## [EXERCISE GOAL]
Reply with only the number of lines that contain the string "seaborn".

▽

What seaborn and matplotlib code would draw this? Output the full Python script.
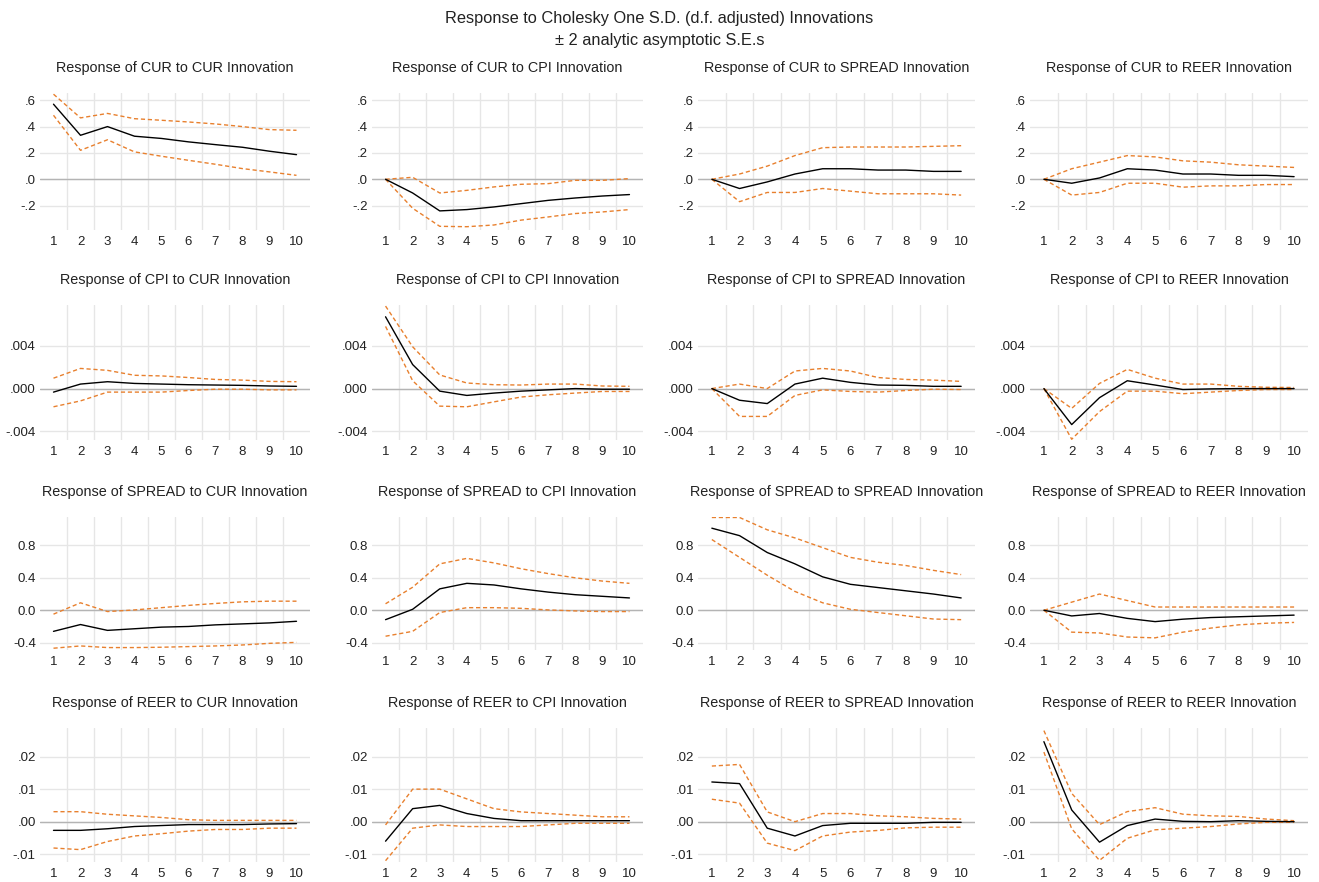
import numpy as np
import pandas as pd
import seaborn as sns
import matplotlib.pyplot as plt

periods = list(range(1, 11))
variables = ["CUR", "CPI", "SPREAD", "REER"]

# each list holds one series per shock, in the order CUR, CPI, SPREAD, REER
cur_resp = [
    [0.57, 0.334, 0.40, 0.327, 0.31, 0.284, 0.263, 0.243, 0.213, 0.187],
    [0.0, -0.104, -0.24, -0.23, -0.21, -0.185, -0.16, -0.142, -0.127, -0.116],
    [0.0, -0.07, -0.02, 0.04, 0.08, 0.08, 0.07, 0.07, 0.06, 0.06],
    [0.0, -0.03, 0.01, 0.08, 0.07, 0.04, 0.04, 0.03, 0.03, 0.02],
]
cur_hi = [
    [0.646, 0.466, 0.50, 0.46, 0.448, 0.435, 0.42, 0.40, 0.377, 0.372],
    [0.0, 0.015, -0.104, -0.084, -0.058, -0.038, -0.033, -0.008, -0.008, 0.005],
    [0.0, 0.04, 0.10, 0.18, 0.24, 0.245, 0.245, 0.245, 0.25, 0.255],
    [0.0, 0.08, 0.13, 0.18, 0.17, 0.14, 0.13, 0.11, 0.10, 0.09],
]
cur_lo = [
    [0.486, 0.22, 0.30, 0.208, 0.175, 0.144, 0.114, 0.081, 0.056, 0.030],
    [0.0, -0.22, -0.357, -0.36, -0.347, -0.31, -0.286, -0.26, -0.248, -0.23],
    [0.0, -0.17, -0.10, -0.10, -0.07, -0.09, -0.11, -0.11, -0.11, -0.12],
    [0.0, -0.12, -0.10, -0.03, -0.03, -0.06, -0.05, -0.05, -0.04, -0.04],
]

cpi_resp = [
    [-0.00033, 0.00042, 0.00064, 0.00048, 0.00042, 0.00036, 0.00033, 0.0003, 0.00024, 0.00021],
    [0.0067, 0.00224, -0.00024, -0.00064, -0.00042, -0.00024, -0.00012, 0.0, -0.00006, -0.00006],
    [0.0, -0.00109, -0.0014, 0.00042, 0.00097, 0.00058, 0.00033, 0.0003, 0.00021, 0.00021],
    [0.0, -0.00336, -0.00085, 0.00073, 0.00033, -0.00009, -0.00003, 0.0, 0.0, 0.0],
]
cpi_hi = [
    [0.00097, 0.00188, 0.0017, 0.00124, 0.00118, 0.00103, 0.00085, 0.00079, 0.00067, 0.00064],
    [0.0077, 0.0039, 0.00127, 0.00052, 0.00036, 0.00033, 0.00042, 0.00042, 0.00024, 0.00021],
    [0.0, 0.00042, 0.0, 0.00164, 0.00188, 0.00164, 0.00103, 0.00085, 0.00079, 0.00067],
    [0.0, -0.00185, 0.00048, 0.00179, 0.00097, 0.00042, 0.00042, 0.00021, 0.00012, 0.0001],
]
cpi_lo = [
    [-0.0017, -0.00115, -0.00033, -0.00033, -0.00033, -0.00018, -0.00006, -0.00006, -0.00012, -0.00012],
    [0.0058, 0.00073, -0.00164, -0.0017, -0.00124, -0.00079, -0.00058, -0.00042, -0.00027, -0.00027],
    [0.0, -0.0026, -0.0026, -0.00064, -0.00012, -0.00027, -0.00033, -0.00018, -0.00006, -0.00009],
    [0.0, -0.00473, -0.00215, -0.00024, -0.00024, -0.00048, -0.00033, -0.00018, -0.00009, -0.00009],
]

spread_resp = [
    [-0.26, -0.176, -0.248, -0.228, -0.208, -0.2, -0.18, -0.168, -0.156, -0.136],
    [-0.116, 0.012, 0.264, 0.332, 0.312, 0.264, 0.224, 0.192, 0.172, 0.152],
    [1.012, 0.92, 0.712, 0.572, 0.412, 0.32, 0.28, 0.24, 0.2, 0.152],
    [0.0, -0.07, -0.04, -0.10, -0.14, -0.11, -0.09, -0.08, -0.07, -0.06],
]
spread_hi = [
    [-0.048, 0.092, -0.016, 0.004, 0.032, 0.06, 0.084, 0.104, 0.112, 0.112],
    [0.08, 0.284, 0.572, 0.64, 0.584, 0.512, 0.452, 0.40, 0.36, 0.332],
    [1.144, 1.144, 0.992, 0.892, 0.772, 0.652, 0.592, 0.552, 0.492, 0.44],
    [0.0, 0.10, 0.20, 0.12, 0.04, 0.04, 0.04, 0.04, 0.04, 0.04],
]
spread_lo = [
    [-0.468, -0.44, -0.46, -0.46, -0.456, -0.448, -0.44, -0.428, -0.408, -0.396],
    [-0.32, -0.26, -0.028, 0.032, 0.032, 0.024, 0.004, -0.008, -0.016, -0.016],
    [0.872, 0.652, 0.432, 0.232, 0.092, 0.012, -0.028, -0.068, -0.108, -0.116],
    [0.0, -0.27, -0.28, -0.33, -0.34, -0.27, -0.22, -0.18, -0.16, -0.15],
]

reer_resp = [
    [-0.00267, -0.00267, -0.00218, -0.00149, -0.00119, -0.00089, -0.00089, -0.00089, -0.0007, -0.0006],
    [-0.006, 0.004, 0.005, 0.0025, 0.001, 0.0003, 0.0003, 0.0003, 0.0003, 0.0003],
    [0.0122, 0.0117, -0.002, -0.0044, -0.0012, -0.0005, -0.0005, -0.0005, -0.0002, -0.0002],
    [0.0246, 0.0036, -0.0063, -0.0012, 0.0008, 0.0001, 0.0, 0.0003, 0.0001, 0.0],
]
reer_hi = [
    [0.00307, 0.00307, 0.00228, 0.00178, 0.00129, 0.0006, 0.0004, 0.0004, 0.0004, 0.0004],
    [-0.001, 0.010, 0.010, 0.007, 0.004, 0.003, 0.0025, 0.002, 0.0015, 0.0015],
    [0.0171, 0.0176, 0.003, 0.0, 0.0025, 0.0025, 0.0018, 0.0015, 0.001, 0.0008],
    [0.028, 0.0087, -0.0009, 0.0031, 0.0043, 0.0023, 0.0018, 0.0016, 0.0008, 0.0003],
]
reer_lo = [
    [-0.0081, -0.0086, -0.0061, -0.0044, -0.0037, -0.0029, -0.0024, -0.0024, -0.002, -0.002],
    [-0.012, -0.002, -0.001, -0.0015, -0.0015, -0.0015, -0.001, -0.0005, -0.0005, -0.0005],
    [0.0069, 0.0057, -0.0066, -0.0089, -0.0044, -0.0032, -0.0027, -0.0019, -0.0017, -0.0017],
    [0.0214, -0.0022, -0.0119, -0.0051, -0.0025, -0.002, -0.0015, -0.0007, -0.0002, -0.0002],
]

rows = [
    (cur_resp, cur_lo, cur_hi),
    (cpi_resp, cpi_lo, cpi_hi),
    (spread_resp, spread_lo, spread_hi),
    (reer_resp, reer_lo, reer_hi),
]

row_ticks = [
    [-0.2, 0.0, 0.2, 0.4, 0.6],
    [-0.004, 0.0, 0.004],
    [-0.4, 0.0, 0.4, 0.8],
    [-0.01, 0.0, 0.01, 0.02],
]
row_tick_labels = [
    ["-.2", ".0", ".2", ".4", ".6"],
    ["-.004", ".000", ".004"],
    ["-0.4", "0.0", "0.4", "0.8"],
    ["-.01", ".00", ".01", ".02"],
]
row_ylim = [(-0.385, 0.655), (-0.0048, 0.0078), (-0.49, 1.15), (-0.0124, 0.0288)]

sns.set_theme(style="white")
plt.rcParams["font.family"] = ["Liberation Sans", "DejaVu Sans"]

W, H = 1319, 882
fig = plt.figure(figsize=(W / 100, H / 100), dpi=100)

# panel boxes in pixels
col_left = [40, 372, 698, 1030]
col_right = [310, 643, 975, 1308]
row_top = [93, 305, 517, 728]
row_bottom = [230, 440, 650, 862]

orange = "#e8802e"

for i, (resp, lo, hi) in enumerate(rows):
    for j, shock in enumerate(variables):
        rect = [col_left[j] / W, 1 - row_bottom[i] / H,
                (col_right[j] - col_left[j]) / W, (row_bottom[i] - row_top[i]) / H]
        ax = fig.add_axes(rect)
        df = pd.DataFrame({"period": periods, "resp": resp[j], "lo": lo[j], "hi": hi[j]})

        ax.axhline(0, color="#b4b4b4", lw=1.0, zorder=1)
        sns.lineplot(data=df, x="period", y="hi", ax=ax, color=orange, lw=1.0,
                     linestyle=(0, (3, 2)), zorder=3)
        sns.lineplot(data=df, x="period", y="lo", ax=ax, color=orange, lw=1.0,
                     linestyle=(0, (3, 2)), zorder=3)
        sns.lineplot(data=df, x="period", y="resp", ax=ax, color="black", lw=1.0, zorder=4)

        ax.set_xlim(0.5, 10.5)
        ax.set_ylim(*row_ylim[i])
        ax.set_xticks(periods)
        ax.set_xticks([p + 0.5 for p in periods[:-1]], minor=True)
        ax.set_yticks(row_ticks[i])
        ax.set_yticklabels(row_tick_labels[i])
        ax.grid(False)
        ax.grid(which="minor", axis="x", color="#e6e6e6", lw=1.0)
        ax.grid(which="major", axis="y", color="#e6e6e6", lw=1.0)
        ax.set_axisbelow(True)
        ax.tick_params(axis="both", which="both", length=0, labelsize=9.5, colors="#222222")
        ax.tick_params(axis="x", pad=4)
        ax.tick_params(axis="y", pad=3)
        for s in ax.spines.values():
            s.set_visible(False)
        ax.set_xlabel("")
        ax.set_ylabel("")
        ax.set_title(f"Response of {variables[i]} to {shock} Innovation",
                     fontsize=10.4, color="#222222", pad=15)

fig.text(0.5, 1 - 19 / H, "Response to Cholesky One S.D. (d.f. adjusted) Innovations",
         ha="center", va="center", fontsize=11.8, color="#222222")
fig.text(0.5, 1 - 41 / H, "\u00b1 2 analytic asymptotic S.E.s",
         ha="center", va="center", fontsize=11.8, color="#222222")

fig.savefig("out.png", dpi=100)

△

## [SOLUTION TO THIS TASK]
2